Esse debate apenas gera mais dúvidas do que respostas. E, por mais que estejamos ansiosos por respostas, seja pelo medo e pela angústia ou seja pela curiosidade e animação que esses avanços tecnológicos nos causam, tentar encontrar essas respostas tem sido contraproducente e nos afasta do debate principal:
Quem controla a arte e a tecnologia?
Nessa pergunta, a ciência/tecnologia e a arte/cultura se encontram no mesmo patamar de resposta.
Existe produção artística e cultural ética dentro do capitalismo?
Existe produção científica e tecnológica ética dentro do capitalismo?
Existe consumo ético de qualquer coisa dentro do capitalismo?
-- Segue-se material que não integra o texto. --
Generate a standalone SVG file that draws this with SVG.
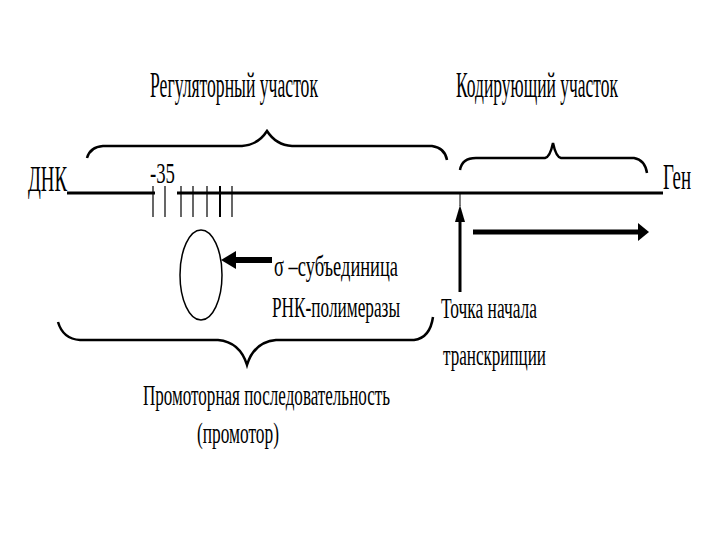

No debate sobre o uso do ChatGPT para a criação de imagens parecidas com as do Studio Ghibli, temos, de um lado, a OpenAI, com um valor de mercado de 167 bilhões de dólares, e, do outro, um dos estúdios de animação mais premiados e valorizados da atualidade.
O Studio Ghibli foi vendido em 2023 e não pertence a Hayao Miyazaki, mas sim à Nippon Television Holdings, que o comprou por valores não anunciados publicamente. Atualmente, o valor de mercado da Nippon HT é de 688 bilhões de dólares, quase cinco vezes maior do que o valor da OpenAI.
Isso apenas exemplifica mais uma das muitas contradições do capitalismo quando levamos em consideração tudo o que consideramos humano ou não.
Ao meu ver, todo esse debate apenas mascara algo muito mais óbvio. Entendendo ou não, as inteligências artificiais têm todo um potencial de elevar a vida humana. Esse potencial é massacrado pelo seu uso dentro do capitalismo.
Assim como também o é o potencial da arte.
Logicamente existe, nesse momento da história, uma contradição entre a arte e a tecnologia. Mas é preciso se atentar, pois essa não é a contradição principal.